I'm skeptical, because Hillary Clinton clearly violated the law with her email server, destruction of emails, lying to Congress and defying a Congressional subpoena. It could be that they were feeding the Russians bullshit info over an insecure server and had to use a fake-insecure-email-server ruse as a pretext. That's not beyond the deep state to do something like that. However, they have destroyed their own credibility in the eyes of the electorate, which is for all intents and purposes worse than their disinformation campaign via fake-insecure-email-server if that's what it was. Also, the story doesn't work when it is clear that Steele was anti-Trump and authored the dossier, as that is foreign interference in our election established in fact, paid for by the Clinton campaign, the FBI and part of official court records. If that isn't getting prosecuted, Mueller has to be a complete retard, or the establishment isn't telling us the truth.
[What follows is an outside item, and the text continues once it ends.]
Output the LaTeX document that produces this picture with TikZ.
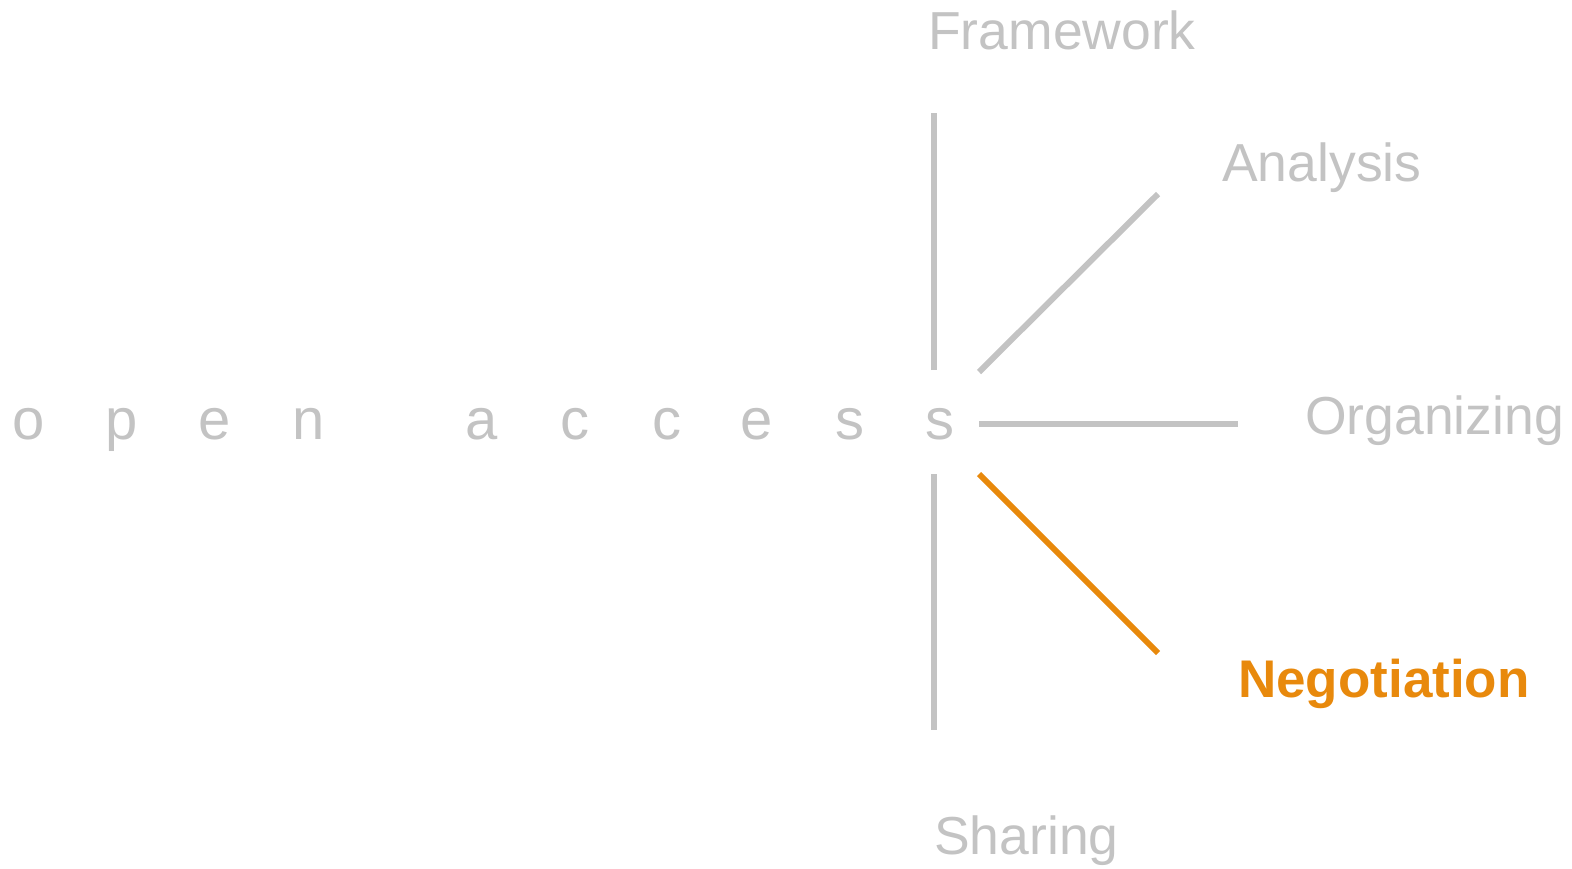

I'm going with the latter, and frankly don't want to be governed by people like that anymore.
colliric wrote:I'm beginning to become more and more certain he will choose not to interview Trump.
Well, I think their coup attempt is over at this point, but they are still trying to maintain a reason for the independent counsel to exist. We don't need that to investigate whether Russia tried to interfere. The only reason to maintain it was the pretext that Trump was working for the Russians, and that clearly isn't the case.
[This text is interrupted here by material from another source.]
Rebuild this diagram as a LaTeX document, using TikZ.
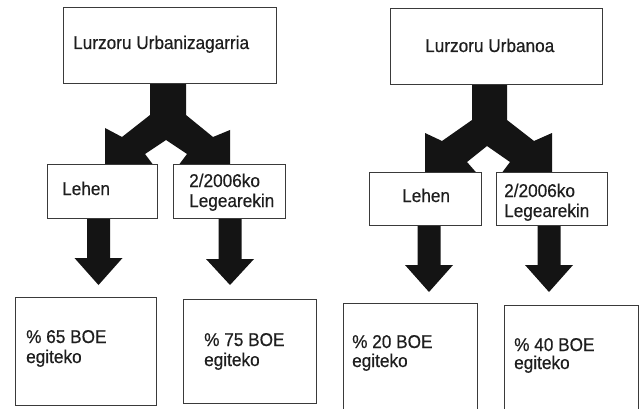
\documentclass[tikz,border=0pt]{standalone}
\usepackage{fontspec}
\setmainfont[FakeStretch=0.93,FakeBold=0.5]{Liberation Sans}
\definecolor{boxgray}{HTML}{3A3A3A}
\definecolor{txtgray}{HTML}{1E1E1E}
\newcommand\dnarrow[4]{\fill[blk] (#1-11.5,#2) -- (#1+11.5,#2) -- (#1+11.5,#3) -- (#1+24,#3) -- (#1,#4) -- (#1-24,#3) -- (#1-11.5,#3) -- cycle;}
\begin{document}
\begin{tikzpicture}[x=1pt,y=-1pt,
  box/.style={draw=boxgray, line width=1.2pt, fill=white, inner sep=0pt, anchor=north west},
  lbl/.style={anchor=base west, inner sep=0pt, font=\fontsize{18.5}{21}\selectfont, text=txtgray},
  blk/.style={fill=black!92}]
\useasboundingbox (0,0) rectangle (642,409);
\clip (0,0) rectangle (642,409);
\fill[white] (0,0) rectangle (642,409);

% split arrows (drawn first, boxes cover their tips)
\fill[blk] (150,80) -- (150,115) -- (122,137) -- (105,128) -- (105,170) -- (157,170)
  -- (145,154) -- (166,140) -- (187,154) -- (175,170) -- (230,170) -- (230,130)
  -- (213,137) -- (186,115) -- (186,80) -- cycle;
\fill[blk] (472,80) -- (472,120) -- (442,141) -- (425,133) -- (425,178) -- (481,178)
  -- (467,162) -- (487,146) -- (510,162) -- (498,178) -- (552,178) -- (552,133)
  -- (534,141) -- (507,120) -- (507,80) -- cycle;

% straight down arrows
\dnarrow{98.5}{214}{258}{285}
\dnarrow{230}{215}{259}{285}
\dnarrow{429}{222}{265}{292}
\dnarrow{549}{222}{265}{292}

% boxes
\node[box, minimum width=213pt, minimum height=76pt] (top1) at (63,7) {};
\node[box, minimum width=110pt, minimum height=54pt] (lehen1) at (47,164) {};
\node[box, minimum width=112pt, minimum height=54pt] (lege1) at (173,164) {};
\node[box, minimum width=141pt, minimum height=108pt] (p65) at (15,297) {};
\node[box, minimum width=133pt, minimum height=104pt] (p75) at (183,299) {};
\node[box, minimum width=212pt, minimum height=76pt] (top2) at (390,8) {};
\node[box, minimum width=112pt, minimum height=53pt] (lehen2) at (369,172) {};
\node[box, minimum width=111pt, minimum height=53pt] (lege2) at (496,172) {};
\node[box, minimum width=134pt, minimum height=115pt] (p20) at (343,303) {};
\node[box, minimum width=134pt, minimum height=115pt] (p40) at (504,305) {};

% labels
\node[lbl] (t1) at (73,49) {Lurzoru Urbanizagarria};
\node[lbl] (t2) at (62,195) {Lehen};
\node[lbl] (t3) at (189,187) {2/2006ko};
\node[lbl] (t4) at (189,207) {Legearekin};
\node[lbl] (t5) at (26,343) {\% 65 BOE};
\node[lbl] (t6) at (26,363) {egiteko};
\node[lbl] (t7) at (204,346) {\% 75 BOE};
\node[lbl] (t8) at (204,366) {egiteko};
\node[lbl] (t9) at (425,52) {Lurzoru Urbanoa};
\node[lbl] (t10) at (402,202) {Lehen};
\node[lbl] (t11) at (504,197) {2/2006ko};
\node[lbl] (t12) at (504,217) {Legearekin};
\node[lbl] (t13) at (352,348) {\% 20 BOE};
\node[lbl] (t14) at (352,367) {egiteko};
\node[lbl] (t15) at (514,351) {\% 40 BOE};
\node[lbl] (t16) at (514,369) {egiteko};
\end{tikzpicture}
\end{document}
colliric wrote:It's becoming obvious to me he is investigating attempted Russian interference and not Russian collusion.
Perhaps he's thrown the last few indictments to that end. However, you don't need an independent counsel for any of the charges he's come up with so far. The DoJ could do that on its own.
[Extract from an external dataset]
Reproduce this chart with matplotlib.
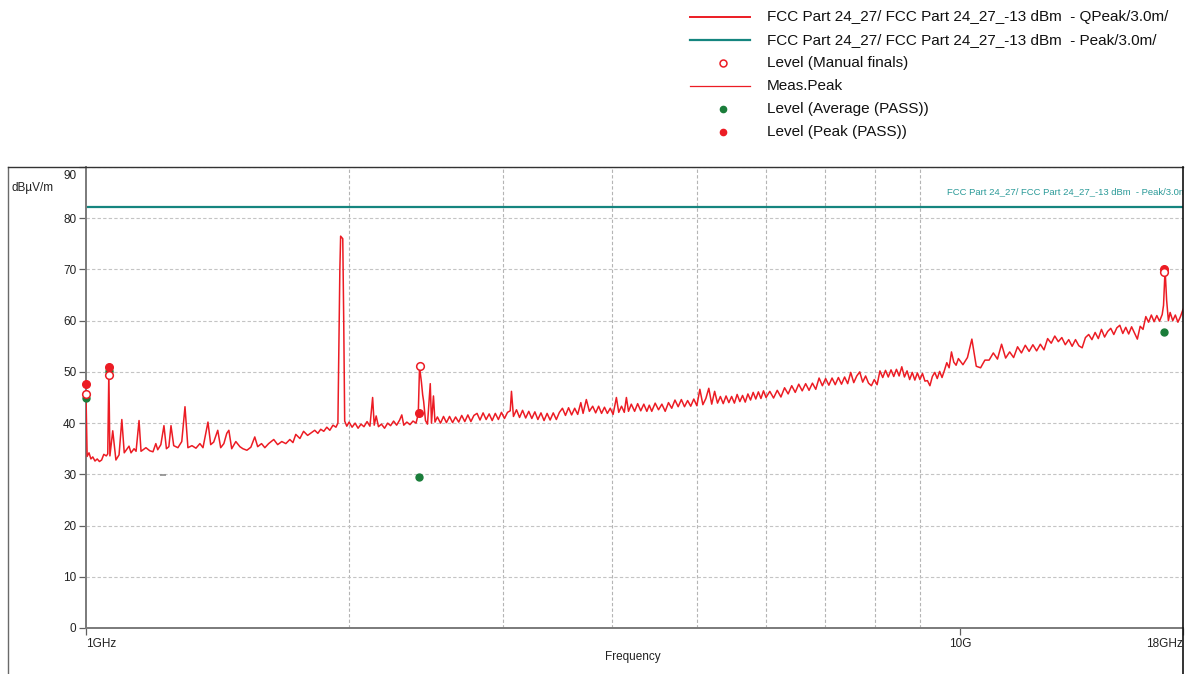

Hindsite wrote:If it is to find something to indict as many people as possible and make as much money from the government as he drags it out as long as possible, then you may be correct.
Well, that seems to be what's going on right now. Hillary Clinton donors are recouping their donations in the most cynical way imaginable. There is simply no point in an independent counsel with no direct oversight in the absence of an allegation that the president and his chain of command are directly involved in something criminal. What it amounts to is giving anti-Trump forces prosecutorial power that isn't reviewable by Trump himself. That should be stopped.
colliric wrote:The Fact he hasn't even requested an interview with Trump is because he's doing his job properly.
Nunes, Grassley and Graham are making that story line very difficult to believe. What Steele did is criminal AND material. Yet, Mueller is prosecuting people for penny ante things. Like this son-in-law-attorney-of-a-Russian-oligarch-who-lied-to-the-FBI thing. Is that material compared to what Christopher Steele did? The more they try to put some lipstick on a pig, the more it blows up in their face.
I still think the best analogy for the last two years was from Victor Davis Hanson--"the neutron bomb election." The establishment are essentially the walking dead. The agent orange contaminated soon-to-be-dead-but-don't-know-it-yet zombies of yesteryear. From my perspective, Nancy Pelosi and Ruth Bader Ginsberg represent the living dead.
Zagadka wrote:... there is no big direct evidence, but they keep managing to pile up lots of small ones going back years.
And we all know how much Republicans care about deleted e-mail.
Yeah. Even that just seems like it's for show--almost if as if he's being paid by the FBI to appear to be falling on his sword. The guy is a Dutch citizen. Why does the US think it gets to prosecute citizens of other countries for acts not done on US soil? Why should we expect people other than US citizens to have some sort of legal or moral obligation to be honest with the US FBI? It's kind of a bizarro standard.
"We have put together the most extensive and inclusive voter fraud organization in the history of American politics."